TASK:
Can you set down, exactly as they appear below, the lines from the opening of the material through the one bearing "var chart = echarts.init(document.getElementById('container'));", minus the pictures?

MATERIAL PROVIDED:
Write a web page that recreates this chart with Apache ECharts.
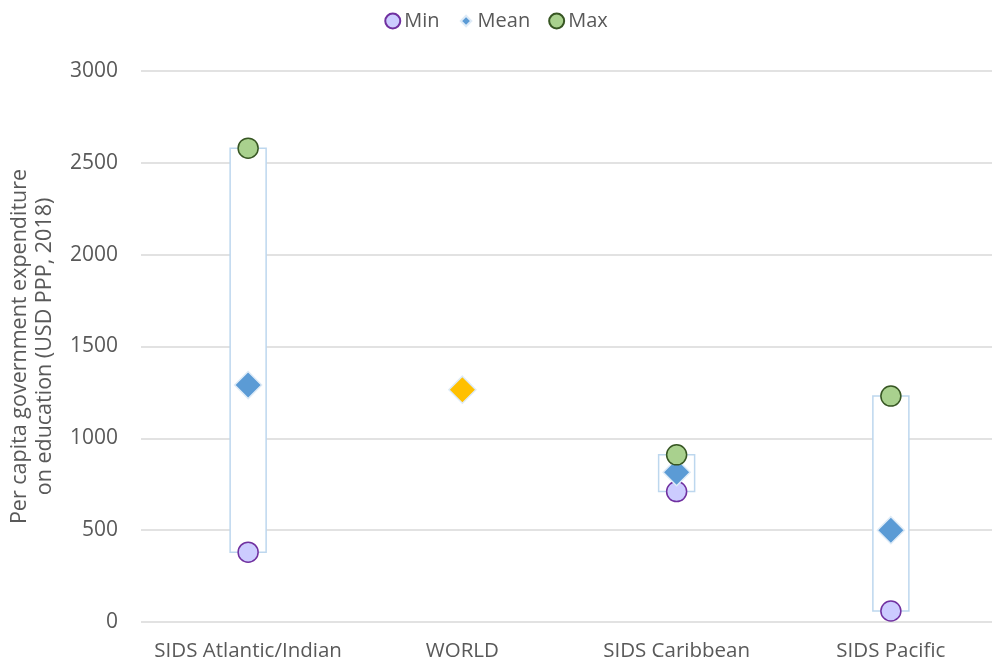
<!DOCTYPE html>
<html style="height: 100%">
<head>
<meta charset="utf-8">
<script src="https://cdn.jsdelivr.net/npm/echarts@6/dist/echarts.min.js"></script>
</head>
<body style="height: 100%; margin: 0; background: #fff">
<div id="container" style="width: 992px; height: 666px"></div>
<script type="text/javascript">
// regions and values
var regions = ['SIDS Atlantic/Indian', 'WORLD', 'SIDS Caribbean', 'SIDS Pacific'];
var minVals = [380, null, 710, 60];
var meanVals = [1290, 1265, 815, 500];
var maxVals = [2580, null, 910, 1230];

var font = '"Open Sans", "Noto Sans", sans-serif';
var grey = '#595959';

var chart = echarts.init(document.getElementById('container'));

// range boxes from min to max
var boxData = regions.map(function (r, i) {
    return [i, minVals[i], maxVals[i]];
}).filter(function (d) { return d[1] != null; });

var option = {
    animation: false,
    textStyle: { fontFamily: font },
    legend: {
        top: 6,
        left: 'center',
        itemGap: 18,
        itemWidth: 15,
        itemHeight: 15,
        textStyle: { fontSize: 20, color: grey, fontFamily: font, padding: [0, 0, 0, -1] },
        data: [
            { name: 'Min', icon: 'circle' },
            { name: 'Mean', icon: 'path://M0,0 M20,20 M10,3 L17,10 L10,17 L3,10 Z' },
            { name: 'Max', icon: 'circle' }
        ]
    },
    grid: { left: 141, right: -6, top: 71, bottom: 44, outerBoundsMode: 'none' },
    xAxis: {
        type: 'category',
        data: regions,
        axisLine: { show: false },
        axisTick: { show: false },
        axisLabel: { interval: 0, fontSize: 20.5, color: grey, margin: 19, fontFamily: font }
    },
    yAxis: {
        type: 'value',
        min: 0,
        max: 3000,
        interval: 500,
        name: 'Per capita government expenditure\non education (USD PPP, 2018)',
        nameLocation: 'middle',
        nameGap: 84,
        nameTextStyle: { fontSize: 21.5, color: grey, lineHeight: 25, fontFamily: font },
        axisLine: { show: false },
        axisTick: { show: false },
        axisLabel: {
            fontSize: 21, color: grey, margin: 23, fontFamily: font,
            formatter: function (v) { return String(v); }
        },
        splitLine: { lineStyle: { color: '#d9d9d9', width: 1.5 } }
    },
    series: [
        {
            name: 'range',
            type: 'custom',
            z: 1,
            data: boxData,
            renderItem: function (params, api) {
                var lo = api.coord([api.value(0), api.value(1)]);
                var hi = api.coord([api.value(0), api.value(2)]);
                var w = 36;
                return {
                    type: 'rect',
                    shape: { x: lo[0] - w / 2, y: hi[1], width: w, height: lo[1] - hi[1] },
                    style: { fill: '#ffffff', stroke: '#bdd7ee', lineWidth: 1.5 }
                };
            }
        },
        {
            name: 'Min',
            type: 'scatter',
            z: 2,
            symbol: 'circle',
            symbolSize: 20,
            itemStyle: { color: '#ccccff', borderColor: '#7030a0', borderWidth: 1.5, opacity: 1 },
            data: minVals
        },
        {
            name: 'Mean',
            type: 'scatter',
            z: 3,
            symbol: 'diamond',
            symbolSize: 27,
            itemStyle: { color: '#5b9bd5', borderColor: '#deebf7', borderWidth: 1.5, opacity: 1 },
            data: meanVals.map(function (v, i) {
                if (regions[i] === 'WORLD') {
                    return { value: v, itemStyle: { color: '#ffc000' } };
                }
                return v;
            })
        },
        {
            name: 'Max',
            type: 'scatter',
            z: 4,
            symbol: 'circle',
            symbolSize: 20,
            itemStyle: { color: '#a9d18e', borderColor: '#375623', borderWidth: 1.5, opacity: 1 },
            data: maxVals
        }
    ]
};

chart.setOption(option);
</script>
</body>
</html>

FINISHED ANSWER:
Write a web page that recreates this chart with Apache ECharts.
<!DOCTYPE html>
<html style="height: 100%">
<head>
<meta charset="utf-8">
<script src="https://cdn.jsdelivr.net/npm/echarts@6/dist/echarts.min.js"></script>
</head>
<body style="height: 100%; margin: 0; background: #fff">
<div id="container" style="width: 992px; height: 666px"></div>
<script type="text/javascript">
// regions and values
var regions = ['SIDS Atlantic/Indian', 'WORLD', 'SIDS Caribbean', 'SIDS Pacific'];
var minVals = [380, null, 710, 60];
var meanVals = [1290, 1265, 815, 500];
var maxVals = [2580, null, 910, 1230];

var font = '"Open Sans", "Noto Sans", sans-serif';
var grey = '#595959';

var chart = echarts.init(document.getElementById('container'));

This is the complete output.